## Given data
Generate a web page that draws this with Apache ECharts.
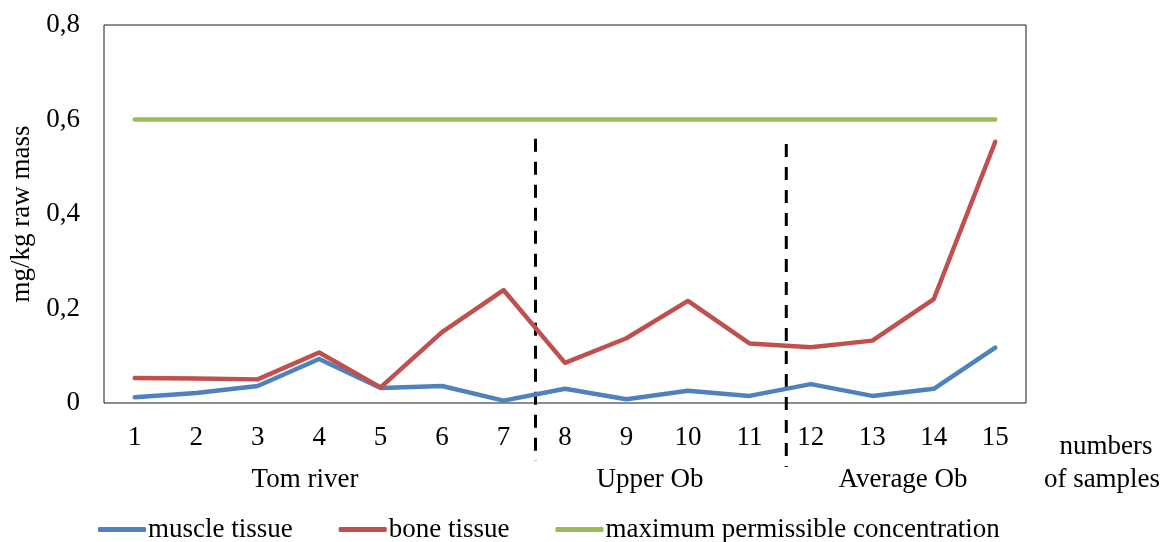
<!DOCTYPE html>
<html>
<head>
<meta charset="utf-8">
<script src="https://cdn.jsdelivr.net/npm/echarts@6/dist/echarts.min.js"></script>
<style>
html,body{margin:0;padding:0;background:#fff;}
#chart{width:1166px;height:542px;}
</style>
</head>
<body>
<div id="chart"></div>
<script>
const categories = ['1','2','3','4','5','6','7','8','9','10','11','12','13','14','15'];
const muscleTissue = [0.012, 0.021, 0.036, 0.093, 0.032, 0.036, 0.005, 0.030, 0.008, 0.026, 0.015, 0.040, 0.015, 0.030, 0.117];
const boneTissue = [0.053, 0.052, 0.050, 0.107, 0.033, 0.150, 0.239, 0.085, 0.137, 0.216, 0.126, 0.118, 0.132, 0.220, 0.553];
const maxPermissible = [0.6, 0.6, 0.6, 0.6, 0.6, 0.6, 0.6, 0.6, 0.6, 0.6, 0.6, 0.6, 0.6, 0.6, 0.6];
const seriesNames = ['muscle tissue', 'bone tissue', 'maximum permissible concentration'];
const groupLabels = ['Tom river', 'Upper Ob', 'Average Ob'];
const yAxisTitle = 'mg/kg raw mass';
const xAxisTitle = ['numbers', 'of samples'];

const FONT = '"Liberation Serif", "Times New Roman", serif';
const FS = 27;
const chart = echarts.init(document.getElementById('chart'));

function mkLine(name, data, color) {
  return {
    name: name, type: 'line', data: data, symbol: 'none',
    lineStyle: { color: color, width: 4.5, cap: 'round', join: 'round' },
    itemStyle: { color: color }
  };
}

chart.setOption({
  animation: false,
  backgroundColor: '#fff',
  textStyle: { fontFamily: FONT },
  grid: { left: 104, right: 140, top: 25, bottom: 139, show: true, borderColor: '#1a1a1a', borderWidth: 1 },
  legend: {
    left: 93, top: 511, itemGap: 46, itemWidth: 48, itemHeight: 5,
    icon: 'roundRect',
    textStyle: { fontFamily: FONT, fontSize: FS, color: '#000', padding: [0,0,0,-3] },
    data: seriesNames
  },
  xAxis: {
    type: 'category', data: categories, boundaryGap: true,
    axisLine: { show: false }, axisTick: { show: false },
    axisLabel: { fontFamily: FONT, fontSize: FS, color: '#000', margin: 21 },
    splitLine: { show: false }
  },
  yAxis: {
    type: 'value', min: 0, max: 0.8, interval: 0.2,
    name: yAxisTitle, nameLocation: 'middle', nameGap: 63,
    nameTextStyle: { fontFamily: FONT, fontSize: FS, color: '#000' },
    axisLine: { show: false }, axisTick: { show: false },
    splitLine: { show: false },
    axisLabel: {
      fontFamily: FONT, fontSize: FS, color: '#000', margin: 24,
      formatter: v => (Math.round(v * 10) / 10).toString().replace('.', ',')
    }
  },
  series: [
    mkLine(seriesNames[0], muscleTissue, '#4F81BD'),
    mkLine(seriesNames[1], boneTissue, '#C0504D'),
    mkLine(seriesNames[2], maxPermissible, '#9BBB59')
  ]
});

function px(i) { return chart.convertToPixel({ xAxisIndex: 0 }, i); }
function py(v) { return chart.convertToPixel({ yAxisIndex: 0 }, v); }
const y0 = py(0);
const xd1 = px(6) + 0.52 * (px(7) - px(6));
const xd2 = px(10) + 0.6 * (px(11) - px(10));
const dashStyle = { stroke: '#000', lineWidth: 3, lineDash: [13, 10] };

function txt(x, y, s) {
  return { type: 'text', x: x, y: y, style: { text: s, font: FS + 'px ' + FONT, fill: '#000', align: 'center', verticalAlign: 'middle' } };
}

chart.setOption({
  graphic: [
    { type: 'line', shape: { x1: xd1, y1: py(0.559), x2: xd1, y2: y0 + 58 }, style: dashStyle },
    { type: 'line', shape: { x1: xd2, y1: py(0.548), x2: xd2, y2: y0 + 64 }, style: dashStyle },
    txt(305, 480, groupLabels[0]),
    txt(650, 480, groupLabels[1]),
    txt(903, 480, groupLabels[2]),
    txt(1106, 447, xAxisTitle[0]),
    txt(1102, 480, xAxisTitle[1])
  ]
});
</script>
</body>
</html>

## Exercise directions
Make an exact copy of the whole listing, but don't bring over any pictures.

## Solution
Generate a web page that draws this with Apache ECharts.
<!DOCTYPE html>
<html>
<head>
<meta charset="utf-8">
<script src="https://cdn.jsdelivr.net/npm/echarts@6/dist/echarts.min.js"></script>
<style>
html,body{margin:0;padding:0;background:#fff;}
#chart{width:1166px;height:542px;}
</style>
</head>
<body>
<div id="chart"></div>
<script>
const categories = ['1','2','3','4','5','6','7','8','9','10','11','12','13','14','15'];
const muscleTissue = [0.012, 0.021, 0.036, 0.093, 0.032, 0.036, 0.005, 0.030, 0.008, 0.026, 0.015, 0.040, 0.015, 0.030, 0.117];
const boneTissue = [0.053, 0.052, 0.050, 0.107, 0.033, 0.150, 0.239, 0.085, 0.137, 0.216, 0.126, 0.118, 0.132, 0.220, 0.553];
const maxPermissible = [0.6, 0.6, 0.6, 0.6, 0.6, 0.6, 0.6, 0.6, 0.6, 0.6, 0.6, 0.6, 0.6, 0.6, 0.6];
const seriesNames = ['muscle tissue', 'bone tissue', 'maximum permissible concentration'];
const groupLabels = ['Tom river', 'Upper Ob', 'Average Ob'];
const yAxisTitle = 'mg/kg raw mass';
const xAxisTitle = ['numbers', 'of samples'];

const FONT = '"Liberation Serif", "Times New Roman", serif';
const FS = 27;
const chart = echarts.init(document.getElementById('chart'));

function mkLine(name, data, color) {
  return {
    name: name, type: 'line', data: data, symbol: 'none',
    lineStyle: { color: color, width: 4.5, cap: 'round', join: 'round' },
    itemStyle: { color: color }
  };
}

chart.setOption({
  animation: false,
  backgroundColor: '#fff',
  textStyle: { fontFamily: FONT },
  grid: { left: 104, right: 140, top: 25, bottom: 139, show: true, borderColor: '#1a1a1a', borderWidth: 1 },
  legend: {
    left: 93, top: 511, itemGap: 46, itemWidth: 48, itemHeight: 5,
    icon: 'roundRect',
    textStyle: { fontFamily: FONT, fontSize: FS, color: '#000', padding: [0,0,0,-3] },
    data: seriesNames
  },
  xAxis: {
    type: 'category', data: categories, boundaryGap: true,
    axisLine: { show: false }, axisTick: { show: false },
    axisLabel: { fontFamily: FONT, fontSize: FS, color: '#000', margin: 21 },
    splitLine: { show: false }
  },
  yAxis: {
    type: 'value', min: 0, max: 0.8, interval: 0.2,
    name: yAxisTitle, nameLocation: 'middle', nameGap: 63,
    nameTextStyle: { fontFamily: FONT, fontSize: FS, color: '#000' },
    axisLine: { show: false }, axisTick: { show: false },
    splitLine: { show: false },
    axisLabel: {
      fontFamily: FONT, fontSize: FS, color: '#000', margin: 24,
      formatter: v => (Math.round(v * 10) / 10).toString().replace('.', ',')
    }
  },
  series: [
    mkLine(seriesNames[0], muscleTissue, '#4F81BD'),
    mkLine(seriesNames[1], boneTissue, '#C0504D'),
    mkLine(seriesNames[2], maxPermissible, '#9BBB59')
  ]
});

function px(i) { return chart.convertToPixel({ xAxisIndex: 0 }, i); }
function py(v) { return chart.convertToPixel({ yAxisIndex: 0 }, v); }
const y0 = py(0);
const xd1 = px(6) + 0.52 * (px(7) - px(6));
const xd2 = px(10) + 0.6 * (px(11) - px(10));
const dashStyle = { stroke: '#000', lineWidth: 3, lineDash: [13, 10] };

function txt(x, y, s) {
  return { type: 'text', x: x, y: y, style: { text: s, font: FS + 'px ' + FONT, fill: '#000', align: 'center', verticalAlign: 'middle' } };
}

chart.setOption({
  graphic: [
    { type: 'line', shape: { x1: xd1, y1: py(0.559), x2: xd1, y2: y0 + 58 }, style: dashStyle },
    { type: 'line', shape: { x1: xd2, y1: py(0.548), x2: xd2, y2: y0 + 64 }, style: dashStyle },
    txt(305, 480, groupLabels[0]),
    txt(650, 480, groupLabels[1]),
    txt(903, 480, groupLabels[2]),
    txt(1106, 447, xAxisTitle[0]),
    txt(1102, 480, xAxisTitle[1])
  ]
});
</script>
</body>
</html>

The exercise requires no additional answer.